### WORK INSTRUCTIONS
Write out the material exactly. Do not include the pictures.

-.-.-

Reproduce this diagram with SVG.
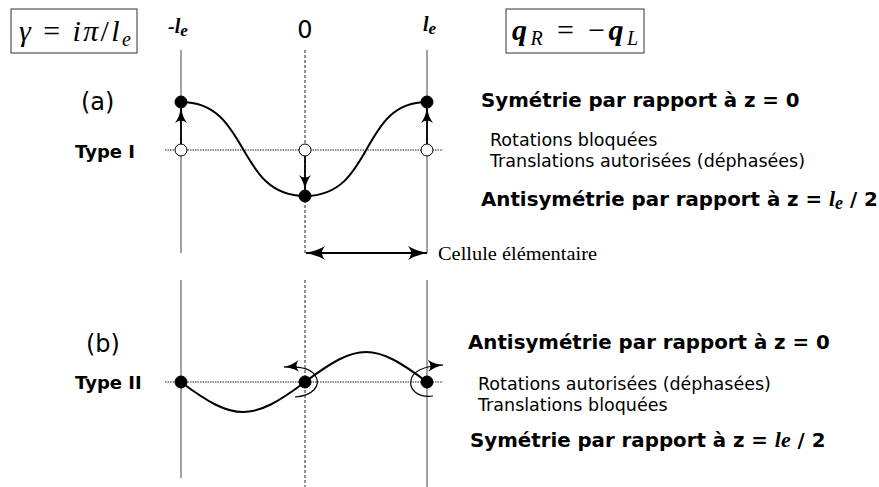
<svg xmlns="http://www.w3.org/2000/svg" width="879" height="487" viewBox="0 0 879 487">
<defs>
<marker id="ah" viewBox="0 0 20 14" refX="19" refY="7" markerWidth="20" markerHeight="14" markerUnits="userSpaceOnUse" orient="auto-start-reverse">
<path d="M0,0 Q8,5 20,7 Q8,9 0,14 Q6,7 0,0 z" fill="#000"/>
</marker>
<marker id="ahs" viewBox="0 0 16 12" refX="15" refY="6" markerWidth="16" markerHeight="12" markerUnits="userSpaceOnUse" orient="auto">
<path d="M0,0 Q7,5 16,6 Q7,7 0,12 Q5,6 0,0 z" fill="#000"/>
</marker>
</defs>
<style>
.vs{stroke:#444;stroke-width:1;fill:none}
.vd{stroke:#222;stroke-width:1;stroke-dasharray:3,2;fill:none}
.hd{stroke:#222;stroke-width:1;stroke-dasharray:1.5,1;fill:none}
.crv{stroke:#000;stroke-width:2;fill:none}
.arr{stroke:#000;stroke-width:1.8;fill:none}
.rot{stroke:#000;stroke-width:1.2;fill:none}
.fill{fill:#000;stroke:#000;stroke-width:1}
.open{fill:#fff;stroke:#000;stroke-width:1}
.bx{fill:#fff;stroke:#333;stroke-width:1}
.math{font-family:"Liberation Serif",serif;font-style:italic;font-size:30px;fill:#000}
.mup{font-family:"Liberation Serif",serif;font-style:normal;font-size:30px;fill:#000}
.lab{font-family:"DejaVu Sans",sans-serif;font-size:24px;fill:#000}
.typ{font-family:"DejaVu Sans",sans-serif;font-weight:bold;font-size:18px;fill:#000}
.hd1{font-family:"DejaVu Sans",sans-serif;font-weight:bold;font-size:19.8px;fill:#000}
.nrm{font-family:"DejaVu Sans",sans-serif;font-size:17.5px;fill:#000}
.le{font-family:"Liberation Serif",serif;font-weight:bold;font-style:italic;fill:#000}
.ser{font-family:"Liberation Serif",serif;font-size:19px;fill:#000}
</style>

<g id="gridlines">
<line class="vs" x1="181" y1="50" x2="181" y2="253"/>
<line class="vd" x1="305" y1="50" x2="305" y2="253"/>
<line class="vs" x1="427" y1="50" x2="427" y2="253"/>
<line class="vs" x1="181" y1="280" x2="181" y2="478"/>
<line class="vd" x1="305" y1="280" x2="305" y2="487"/>
<line class="vs" x1="427" y1="280" x2="427" y2="487"/>
<line class="hd" x1="165" y1="150" x2="443" y2="150"/>
<line class="hd" x1="165" y1="382" x2="443" y2="382"/>
</g>

<g id="formula-gamma">
<rect class="bx" x="11" y="9" width="126" height="44"/>
<text x="19" y="41" class="math" textLength="112" lengthAdjust="spacing">γ<tspan class="mup"> = </tspan>iπ<tspan class="mup">/</tspan>l<tspan font-size="20" dy="5">e</tspan></text>
</g>
<g id="formula-q">
<rect class="bx" x="506" y="9" width="138" height="44"/>
<text x="512" y="40" class="math" font-weight="bold" textLength="126" lengthAdjust="spacing">q<tspan font-size="20" dy="5" font-weight="normal">R</tspan><tspan dy="-5" class="mup" font-weight="normal"> = −</tspan>q<tspan font-size="20" dy="5" font-weight="normal">L</tspan></text>
</g>

<g id="axis-labels">
<text x="168" y="33" class="le" font-size="20">-l<tspan font-size="17" dy="3">e</tspan></text>
<text x="305" y="38" class="lab" text-anchor="middle">0</text>
<text x="423" y="31" class="le" font-size="20">l<tspan font-size="17" dy="3">e</tspan></text>
</g>

<g id="panel-a">
<text x="81" y="110" class="lab">(a)</text>
<text x="75" y="158" class="typ">Type I</text>
</g>

<g id="connectors">
<path class="crv" d="M181,102 C251,102 235,196 305,196 C375,196 359,102 427,102"/>
<line class="arr" x1="181" y1="144" x2="181" y2="108" marker-end="url(#ahs)"/>
<line class="arr" x1="305" y1="156" x2="305" y2="190" marker-end="url(#ahs)"/>
<line class="arr" x1="427" y1="144" x2="427" y2="108" marker-end="url(#ahs)"/>
<line class="arr" x1="306" y1="253" x2="427" y2="253" marker-start="url(#ah)" marker-end="url(#ah)"/>
<path class="crv" d="M181,382 C234,422 252,422 305,382 C358,342 374,342 427,382"/>
<path class="rot" d="M295,397 C312,396 322,386 315,375 C310,368 300,366 284,367" marker-end="url(#ahs)"/>
<path class="rot" d="M433,396 C418,398 409,390 411,380 C413,370 425,366 443,365" marker-end="url(#ahs)"/>
</g>

<g id="nodes-a">
<circle class="fill" cx="181" cy="102" r="6"/>
<circle class="fill" cx="427" cy="102" r="6"/>
<circle class="fill" cx="305" cy="196" r="6"/>
<circle class="open" cx="181" cy="150" r="6"/>
<circle class="open" cx="305" cy="150" r="6"/>
<circle class="open" cx="427" cy="150" r="6"/>
</g>
<g id="nodes-b">
<circle class="fill" cx="181" cy="382" r="6"/>
<circle class="fill" cx="305" cy="382" r="6"/>
<circle class="fill" cx="427" cy="382" r="6"/>
</g>

<g id="cell-label">
<text x="438" y="260" class="ser" textLength="159" lengthAdjust="spacingAndGlyphs">Cellule élémentaire</text>
</g>

<g id="text-a">
<text x="481" y="107" class="hd1">Symétrie par rapport à z = 0</text>
<text x="490" y="146" class="nrm">Rotations bloquées</text>
<text x="490" y="167" class="nrm">Translations autorisées (déphasées)</text>
<text x="481" y="206" class="hd1">Antisymétrie par rapport à z = <tspan class="le" font-size="22">l<tspan font-size="18" dy="3">e</tspan></tspan><tspan dy="-3"> / 2</tspan></text>
</g>

<g id="panel-b">
<text x="86" y="352" class="lab">(b)</text>
<text x="75" y="389" class="typ">Type II</text>
</g>

<g id="text-b">
<text x="468" y="349" class="hd1">Antisymétrie par rapport à z = 0</text>
<text x="478" y="390" class="nrm">Rotations autorisées (déphasées)</text>
<text x="478" y="411" class="nrm">Translations bloquées</text>
<text x="470" y="447" class="hd1">Symétrie par rapport à z = <tspan class="le" font-size="22">le</tspan> / 2</text>
</g>
</svg>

-.-.-

### TASK RESULT
Reproduce this diagram with SVG.
<svg xmlns="http://www.w3.org/2000/svg" width="879" height="487" viewBox="0 0 879 487">
<defs>
<marker id="ah" viewBox="0 0 20 14" refX="19" refY="7" markerWidth="20" markerHeight="14" markerUnits="userSpaceOnUse" orient="auto-start-reverse">
<path d="M0,0 Q8,5 20,7 Q8,9 0,14 Q6,7 0,0 z" fill="#000"/>
</marker>
<marker id="ahs" viewBox="0 0 16 12" refX="15" refY="6" markerWidth="16" markerHeight="12" markerUnits="userSpaceOnUse" orient="auto">
<path d="M0,0 Q7,5 16,6 Q7,7 0,12 Q5,6 0,0 z" fill="#000"/>
</marker>
</defs>
<style>
.vs{stroke:#444;stroke-width:1;fill:none}
.vd{stroke:#222;stroke-width:1;stroke-dasharray:3,2;fill:none}
.hd{stroke:#222;stroke-width:1;stroke-dasharray:1.5,1;fill:none}
.crv{stroke:#000;stroke-width:2;fill:none}
.arr{stroke:#000;stroke-width:1.8;fill:none}
.rot{stroke:#000;stroke-width:1.2;fill:none}
.fill{fill:#000;stroke:#000;stroke-width:1}
.open{fill:#fff;stroke:#000;stroke-width:1}
.bx{fill:#fff;stroke:#333;stroke-width:1}
.math{font-family:"Liberation Serif",serif;font-style:italic;font-size:30px;fill:#000}
.mup{font-family:"Liberation Serif",serif;font-style:normal;font-size:30px;fill:#000}
.lab{font-family:"DejaVu Sans",sans-serif;font-size:24px;fill:#000}
.typ{font-family:"DejaVu Sans",sans-serif;font-weight:bold;font-size:18px;fill:#000}
.hd1{font-family:"DejaVu Sans",sans-serif;font-weight:bold;font-size:19.8px;fill:#000}
.nrm{font-family:"DejaVu Sans",sans-serif;font-size:17.5px;fill:#000}
.le{font-family:"Liberation Serif",serif;font-weight:bold;font-style:italic;fill:#000}
.ser{font-family:"Liberation Serif",serif;font-size:19px;fill:#000}
</style>

<g id="gridlines">
<line class="vs" x1="181" y1="50" x2="181" y2="253"/>
<line class="vd" x1="305" y1="50" x2="305" y2="253"/>
<line class="vs" x1="427" y1="50" x2="427" y2="253"/>
<line class="vs" x1="181" y1="280" x2="181" y2="478"/>
<line class="vd" x1="305" y1="280" x2="305" y2="487"/>
<line class="vs" x1="427" y1="280" x2="427" y2="487"/>
<line class="hd" x1="165" y1="150" x2="443" y2="150"/>
<line class="hd" x1="165" y1="382" x2="443" y2="382"/>
</g>

<g id="formula-gamma">
<rect class="bx" x="11" y="9" width="126" height="44"/>
<text x="19" y="41" class="math" textLength="112" lengthAdjust="spacing">γ<tspan class="mup"> = </tspan>iπ<tspan class="mup">/</tspan>l<tspan font-size="20" dy="5">e</tspan></text>
</g>
<g id="formula-q">
<rect class="bx" x="506" y="9" width="138" height="44"/>
<text x="512" y="40" class="math" font-weight="bold" textLength="126" lengthAdjust="spacing">q<tspan font-size="20" dy="5" font-weight="normal">R</tspan><tspan dy="-5" class="mup" font-weight="normal"> = −</tspan>q<tspan font-size="20" dy="5" font-weight="normal">L</tspan></text>
</g>

<g id="axis-labels">
<text x="168" y="33" class="le" font-size="20">-l<tspan font-size="17" dy="3">e</tspan></text>
<text x="305" y="38" class="lab" text-anchor="middle">0</text>
<text x="423" y="31" class="le" font-size="20">l<tspan font-size="17" dy="3">e</tspan></text>
</g>

<g id="panel-a">
<text x="81" y="110" class="lab">(a)</text>
<text x="75" y="158" class="typ">Type I</text>
</g>

<g id="connectors">
<path class="crv" d="M181,102 C251,102 235,196 305,196 C375,196 359,102 427,102"/>
<line class="arr" x1="181" y1="144" x2="181" y2="108" marker-end="url(#ahs)"/>
<line class="arr" x1="305" y1="156" x2="305" y2="190" marker-end="url(#ahs)"/>
<line class="arr" x1="427" y1="144" x2="427" y2="108" marker-end="url(#ahs)"/>
<line class="arr" x1="306" y1="253" x2="427" y2="253" marker-start="url(#ah)" marker-end="url(#ah)"/>
<path class="crv" d="M181,382 C234,422 252,422 305,382 C358,342 374,342 427,382"/>
<path class="rot" d="M295,397 C312,396 322,386 315,375 C310,368 300,366 284,367" marker-end="url(#ahs)"/>
<path class="rot" d="M433,396 C418,398 409,390 411,380 C413,370 425,366 443,365" marker-end="url(#ahs)"/>
</g>

<g id="nodes-a">
<circle class="fill" cx="181" cy="102" r="6"/>
<circle class="fill" cx="427" cy="102" r="6"/>
<circle class="fill" cx="305" cy="196" r="6"/>
<circle class="open" cx="181" cy="150" r="6"/>
<circle class="open" cx="305" cy="150" r="6"/>
<circle class="open" cx="427" cy="150" r="6"/>
</g>
<g id="nodes-b">
<circle class="fill" cx="181" cy="382" r="6"/>
<circle class="fill" cx="305" cy="382" r="6"/>
<circle class="fill" cx="427" cy="382" r="6"/>
</g>

<g id="cell-label">
<text x="438" y="260" class="ser" textLength="159" lengthAdjust="spacingAndGlyphs">Cellule élémentaire</text>
</g>

<g id="text-a">
<text x="481" y="107" class="hd1">Symétrie par rapport à z = 0</text>
<text x="490" y="146" class="nrm">Rotations bloquées</text>
<text x="490" y="167" class="nrm">Translations autorisées (déphasées)</text>
<text x="481" y="206" class="hd1">Antisymétrie par rapport à z = <tspan class="le" font-size="22">l<tspan font-size="18" dy="3">e</tspan></tspan><tspan dy="-3"> / 2</tspan></text>
</g>

<g id="panel-b">
<text x="86" y="352" class="lab">(b)</text>
<text x="75" y="389" class="typ">Type II</text>
</g>

<g id="text-b">
<text x="468" y="349" class="hd1">Antisymétrie par rapport à z = 0</text>
<text x="478" y="390" class="nrm">Rotations autorisées (déphasées)</text>
<text x="478" y="411" class="nrm">Translations bloquées</text>
<text x="470" y="447" class="hd1">Symétrie par rapport à z = <tspan class="le" font-size="22">le</tspan> / 2</text>
</g>
</svg>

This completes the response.